Positive solutions for the initial value problems of fractional evolution equation (Q2443759)

Summary: This paper discusses the existence of positive solutions for the initial value problem of fractional evolution equation with noncompact semigroup \(D^q u(t)+Au(t)=f(t,u(t)), t\geq 0; u(0)=u_0\) in a Banach space \(X\), where \(D^q\) denotes the Caputo fractional derivative of order \(q \in (0, 1)\), \(A : D(A) \subset X \to X\) is a closed linear operator, \(-A\) generates an equicontinuous \(C_0\) semigroup, and \(F : [0, \infty) \times X \to X\) is continuous.
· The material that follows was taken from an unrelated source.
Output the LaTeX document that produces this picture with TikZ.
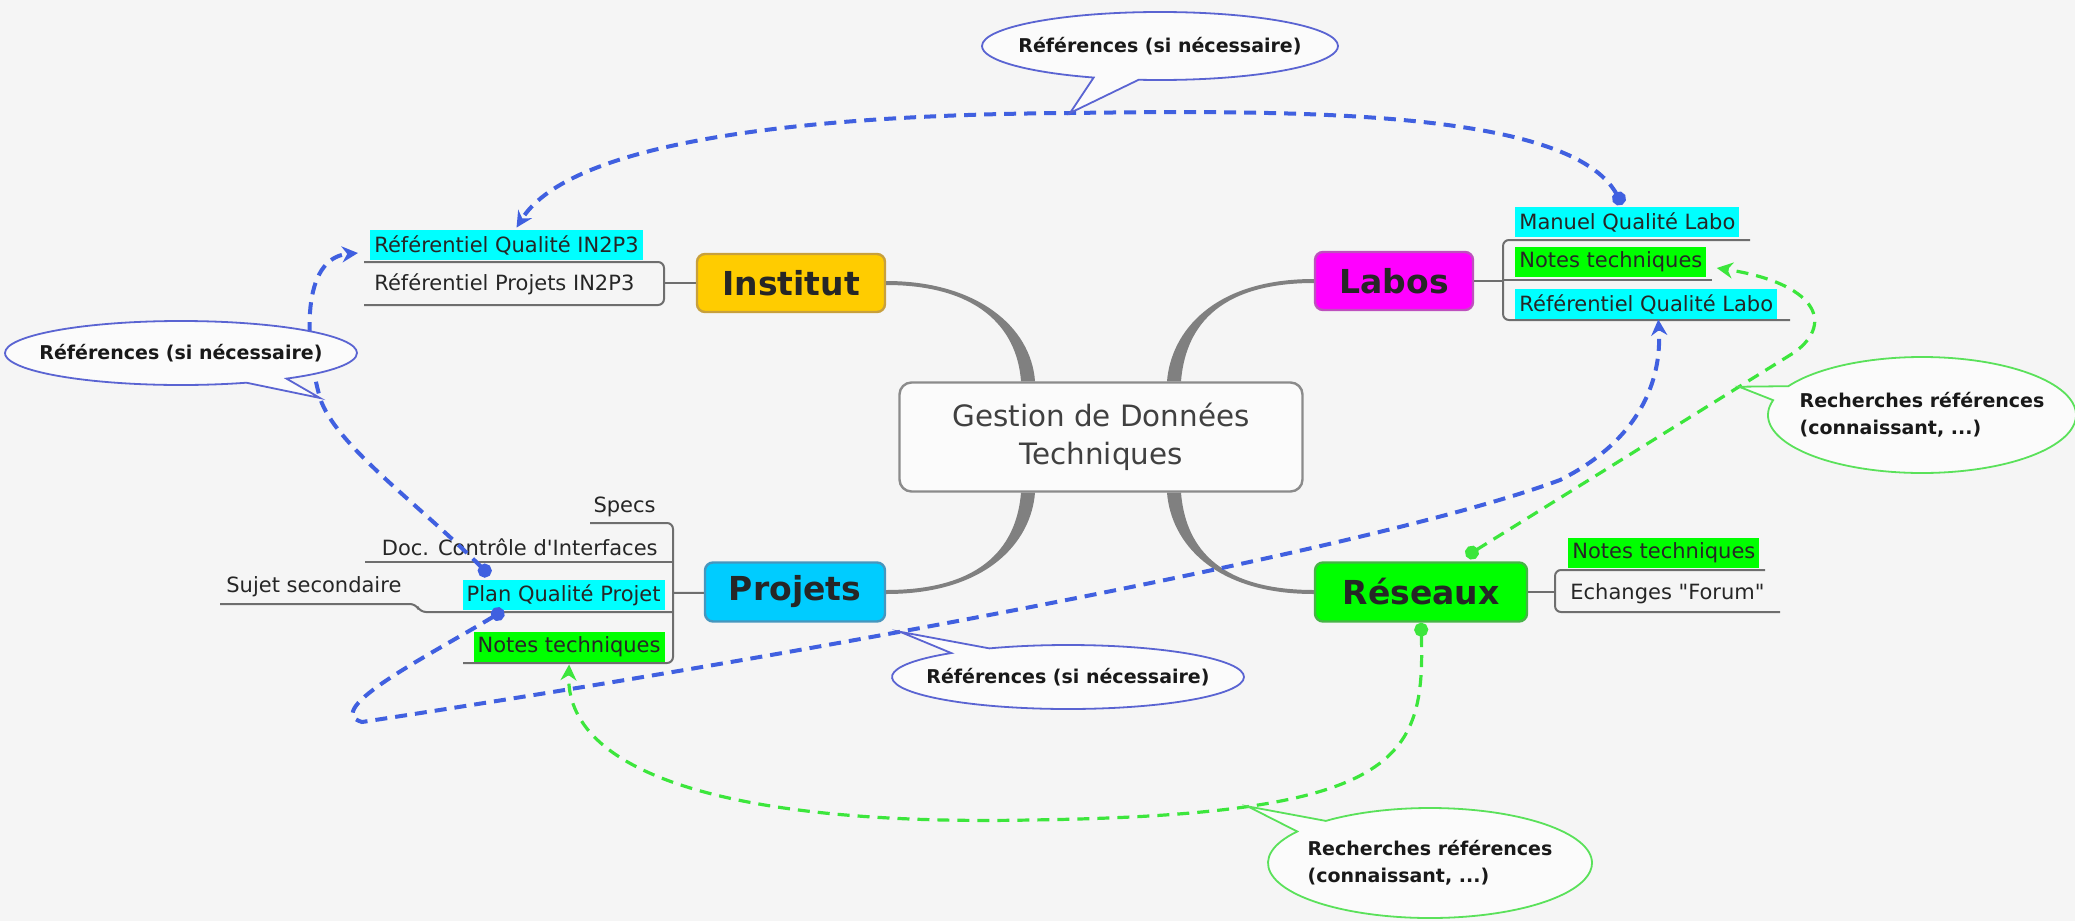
\documentclass[tikz,border=0pt]{standalone}
\usepackage{fontspec}
\setmainfont{DejaVu Sans}
\newfontfamily\rawfont{DejaVu Sans}
\usetikzlibrary{calc,arrows.meta,shapes.callouts}

\definecolor{bgcol}{RGB}{245,245,245}
\definecolor{hlcyan}{RGB}{0,255,255}
\definecolor{hlgreen}{RGB}{0,255,0}
\definecolor{instfill}{RGB}{255,204,0}
\definecolor{instline}{RGB}{200,160,60}
\definecolor{labfill}{RGB}{255,0,255}
\definecolor{labline}{RGB}{190,80,190}
\definecolor{projfill}{RGB}{0,204,255}
\definecolor{projline}{RGB}{70,150,190}
\definecolor{resfill}{RGB}{0,255,0}
\definecolor{resline}{RGB}{70,180,70}
\definecolor{branchgray}{RGB}{128,128,128}
\definecolor{linegray}{RGB}{110,110,110}
\definecolor{linkblue}{RGB}{64,96,224}
\definecolor{linkgreen}{RGB}{60,230,60}
\definecolor{calloutblue}{RGB}{90,100,210}
\definecolor{calloutgreen}{RGB}{90,225,90}

\tikzset{
  topic/.style={draw, rounded corners=4pt, line width=1.2pt, inner sep=0pt,
    font=\fontsize{16.5}{19}\selectfont\bfseries, text=black!85},
  sub/.style={inner xsep=2pt, inner ysep=0pt, minimum height=15pt,
    font=\fontsize{10.5}{12.6}\selectfont, text=black!85},
  cyanbox/.style={sub, fill=hlcyan},
  greenbox/.style={sub, fill=hlgreen},
  uline/.style={draw=linegray, line width=1pt, rounded corners=3pt},
  branch/.style={fill=branchgray},
  rellink/.style={dash pattern=on 6pt off 4pt,
    arrows={Circle[length=7pt]-Stealth[length=8pt,width=8pt]}},
  bluelink/.style={rellink, draw=linkblue, line width=2pt},
  greenlink/.style={rellink, draw=linkgreen, line width=1.6pt},
  bubble/.style={ellipse callout, fill=bgcol!40!white, line width=0.9pt, inner sep=0pt},
  bubbletext/.style={font=\fontsize{9.5}{13.5}\selectfont\bfseries, text=black!90, align=left}
}

\begin{document}
\begin{tikzpicture}[x=0.5pt,y=-0.5pt]
\useasboundingbox (0,0) rectangle (2075,921);
\fill[bgcol] (0,0) rectangle (2075,921);

\node[draw=linegray!80, line width=1.2pt, rounded corners=6pt, fill=white!60!bgcol,
      minimum width=201.5pt, minimum height=54.5pt, align=center,
      font=\fontsize{14.7}{19}\selectfont, text=black!75]
    (gdt) at (1101,437) {Gestion de Données\\Techniques};

\node[topic, fill=instfill, draw=instline, minimum width=94pt, minimum height=29pt]
    (institut) at (791,283) {Institut};
\node[topic, fill=labfill, draw=labline, minimum width=79pt, minimum height=29pt]
    (labos) at (1394,281) {Labos};
\node[topic, fill=projfill, draw=projline, minimum width=90pt, minimum height=29.5pt]
    (projets) at (795,592) {Projets};
\node[topic, fill=resfill, draw=resline, minimum width=106pt, minimum height=29.5pt]
    (reseaux) at (1421,592) {Réseaux};

\fill[branch] ($(institut.east)+(0,-2)$) .. controls +(90,0) and +(-4,-55) .. ($(gdt.north)+(-66,0)$)
    -- ($(gdt.north)+(-80,0)$) .. controls +(-4,-55) and +(90,0) .. ($(institut.east)+(0,2)$) -- cycle;
\fill[branch] ($(labos.west)+(0,-2)$) .. controls +(-100,0) and +(4,-50) .. ($(gdt.north)+(66,0)$)
    -- ($(gdt.north)+(80,0)$) .. controls +(4,-50) and +(-100,0) .. ($(labos.west)+(0,2)$) -- cycle;
\fill[branch] ($(projets.east)+(0,-2)$) .. controls +(100,0) and +(-4,50) .. ($(gdt.south)+(-80,0)$)
    -- ($(gdt.south)+(-66,0)$) .. controls +(-4,50) and +(100,0) .. ($(projets.east)+(0,2)$) -- cycle;
\fill[branch] ($(reseaux.west)+(0,-2)$) .. controls +(-100,0) and +(4,50) .. ($(gdt.south)+(80,0)$)
    -- ($(gdt.south)+(66,0)$) .. controls +(4,50) and +(-100,0) .. ($(reseaux.west)+(0,2)$) -- cycle;

\node[cyanbox, anchor=west] (refqual) at (370,245) {Référentiel Qualité IN2P3};
\node[sub, anchor=west] (refproj) at (370,284) {Référentiel Projets IN2P3};
\node[cyanbox, anchor=west] (manuel) at (1515,222) {Manuel Qualité Labo};
\node[greenbox, anchor=west] (notesL) at (1515,262) {Notes techniques};
\node[cyanbox, anchor=west] (refqualL) at (1515,304) {Référentiel Qualité Labo};
\node[greenbox, anchor=west] (notesR) at (1568,553) {Notes techniques};
\node[sub, anchor=west] (forum) at (1566,594) {\rawfont Echanges "Forum"};
\node[sub, anchor=east] (specs) at (660,507) {Specs};
\node[sub, anchor=east] (doc) at (662,547) {\rawfont Doc. Contrôle d'Interfaces};
\node[cyanbox, anchor=east] (plan) at (665,595) {Plan Qualité Projet};
\node[sub, anchor=west] (sujet) at (222,587) {Sujet secondaire};
\node[greenbox, anchor=east] (notesP) at (665,647) {Notes techniques};

\draw[uline] (364,262) -- (664,262) -- (664,305) -- (364,305);
\coordinate (instjoin) at (664,283);
\draw[uline] (instjoin) -- (institut);

\draw[uline] (1750,240) -- (1503,240) -- (1503,320) -- (1790,320);
\draw[uline] (1503,280) -- (1712,280);
\coordinate (labjoin) at (1503,281);
\draw[uline] (labos) -- (labjoin);

\draw[uline] (1765,570) -- (1555,570) -- (1555,612) -- (1780,612);
\coordinate (resjoin) at (1555,592);
\draw[uline] (reseaux) -- (resjoin);

\draw[uline] (590,523) -- (673,523) -- (673,663) -- (463,663);
\draw[uline] (365,562) -- (673,562);
\draw[uline] (220,604) -- (416,604) -- (420,612) -- (673,612);
\coordinate (projjoin) at (673,593);
\draw[uline] (projjoin) -- (projets);

\coordinate (tipA) at (1070,113);
\coordinate (tipB) at (320,398);
\draw[bluelink] ([xshift=-2.5pt,yshift=1pt]manuel.north) .. controls (1570,110) and (1300,110) .. (tipA)
    .. controls (760,115) and (565,150) .. ([xshift=5pt,yshift=1pt]refqual.north);
\draw[bluelink] ([xshift=-37pt,yshift=2pt]plan.north) .. controls (420,505) and (335,445) .. (tipB)
    .. controls (305,345) and (300,258) .. ([xshift=-6pt,yshift=-4pt]refqual.west);
\draw[bluelink] ([xshift=-30pt]plan.south) .. controls (430,655) and (320,710) .. (362,722)
    .. controls (900,640) and (1400,540) .. (1560,480) coordinate[pos=0.35] (tipC)
    .. controls (1640,440) and (1662,380) .. ([xshift=6pt]refqualL.south);
\draw[greenlink] ([xshift=22.5pt,yshift=2.5pt]reseaux.north) -- (1795,352) coordinate[pos=0.83] (tipD)
    .. controls (1835,322) and (1815,283) .. ([xshift=5pt,yshift=-3pt]notesL.east);
\draw[greenlink] (reseaux.south) .. controls (1425,760) and (1400,815) .. (1030,820) coordinate[pos=0.75] (tipE)
    .. controls (720,826) and (565,770) .. ([yshift=-1pt]notesP.south);

\node[bubble, draw=calloutblue, minimum width=178pt, minimum height=34pt,
      callout absolute pointer={(tipA)}] (callA) at (1160,46) {};
\node[bubbletext] (callAtext) at (callA) {Références (si nécessaire)};
\node[bubble, draw=calloutblue, minimum width=176pt, minimum height=32pt,
      callout absolute pointer={(tipB)}] (callB) at (181,353) {};
\node[bubbletext] (callBtext) at (callB) {Références (si nécessaire)};
\node[bubble, draw=calloutblue, minimum width=176pt, minimum height=32pt,
      callout absolute pointer={(tipC)}] (callC) at (1068,677) {};
\node[bubbletext] (callCtext) at (callC) {Références (si nécessaire)};
\node[bubble, draw=calloutgreen, minimum width=154pt, minimum height=58pt,
      callout absolute pointer={(tipD)}] (callD) at (1922,415) {};
\node[bubbletext] (callDtext) at (callD) {Recherches références\\(connaissant, ...)};
\node[bubble, draw=calloutgreen, minimum width=162pt, minimum height=55pt,
      callout absolute pointer={(tipE)}] (callE) at (1430,863) {};
\node[bubbletext] (callEtext) at (callE) {Recherches références\\(connaissant, ...)};
\end{tikzpicture}
\end{document}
In the case where \(f\) satisfies a weaker measure of noncompactness condition and a weaker boundedness condition, the existence results of positive and saturated mild solutions are obtained. Particularly, an existence result without using measure of noncompactness condition is presented in ordered and weakly sequentially complete Banach spaces. These results are very convenient for application. As an example, we study the partial differential equation of parabolic type of fractional order. Editorial remark: A very similar paper is reference [20] by \textit{H. Yang} and the first author [Abstr. Appl. Anal. 2013, Article ID 428793, 7 p. (2013; Zbl 1291.35430)].